Silver Investing—Price Chart Analysis

In previous posts we have looked at a 5-year and a 6-month chart for silver investing. Recent zones of upward price resistance as well as short-term and long-term trends were identified.  Two weeks have passed, and the picture has changed considerably.  In this post I am utilizing a 1-year trend depict the price resistance and trends relevant to the next few weeks.

Before we get into the technical analysis, I want to clarify that I am a long-term bull when it comes to silver investing.  By long-term, I mean a decade or more. But I am also a short-term investor.  In my IRA brokerage account I have recently shorted silver, and expect to do so again.

This 1-year chart depicts the daily silver closing price on the New York exchange.  On it I have drawn two horizontal dotted lines depicting two levels of upward price resistance, and two solid lines that define two short-term downtrends discussed in recent posts.

silver investing chart

The first price resistance level was about $32.  On Friday January 20, 2012, silver closed at $32.20, breaking through that price resistance.  Note that on the way to $32, the short-term trend line labeled “trend line 1” was broken.  The second price resistance level is around $36. What does this mean for short-term silver investing?

I am considering making a short-term bullish trade.  I will probably trade an in-the-money call spread with a February 18, 2012 expiration date.  I like options and the leverage they provide.

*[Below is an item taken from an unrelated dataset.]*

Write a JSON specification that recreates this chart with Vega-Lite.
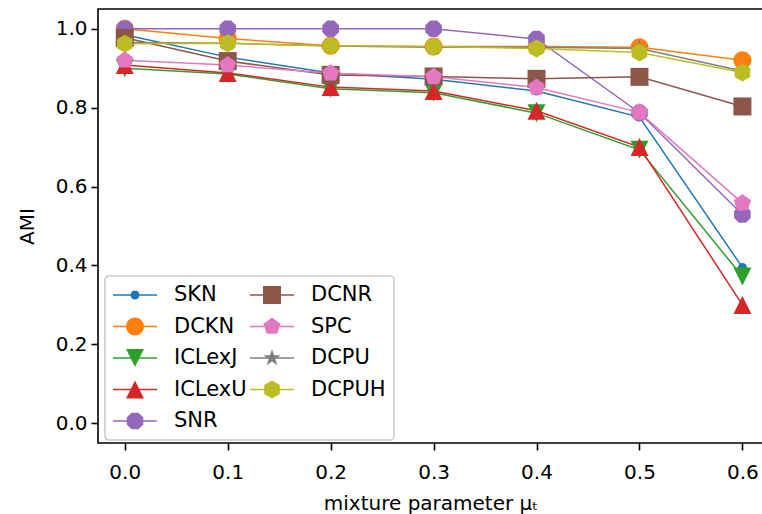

Another way to play it is to buy SLV, the silver ETF, and place a close trailing stop.  The problem with that strategy is that silver is so volatile that there is a good chance of an intraday or one-day price move triggering the stop.  The advantage is, if silver keeps going up to $36 and beyond without triggering the stop, profit is not limited as it is in a vertical call spread.  A leveraged variation on the SLV play is to buy AGQ instead.  AGQ is a 200% bull silver ETF. Leveraged ETFs are not designed for long-term investing, but for hedging and short-term trading.  AGQ is twice as volatile as SLV.  If buying SLV is like riding a galloping horse through rough terrain, buying AGQ is like riding a bucking bronco.

I think my written discussion has convinced me to take a small bullish position using a vertical call spread AND a small position with AGQ.  Why not invest more heavily, since price has broken the short-term downtrend and first price resistance?  Notice on the chart that “downtrend 2” intersects the “2nd price resistance” line at about the end of February.  Two types of technical resistance will gang up on the short-term silver investing bulls simultaneously.  By far, the majority of short-term traders and speculators utilize technical analysis.  This point of double resistance is not lost on them. Many may take profits at $35.

As and if price approaches $36, I’ll be watching chart development closely for an opportunity to reverse and short silver. If silver bounces off of resistance in the $36 price range, there is the possibility of an inverted head and shoulders chart pattern developing, which would be very bearish for the outlook for silver.

In the mid-term, one to three years, I believe the macro-economic reality of slowing economies will put severe downward pressure on silver because as world economies slow, industrial demand will lessen.  But in the meantime, the high volatility of silver provides an opportunity, albeit a dangerous one, to make short-term profits in silver investing.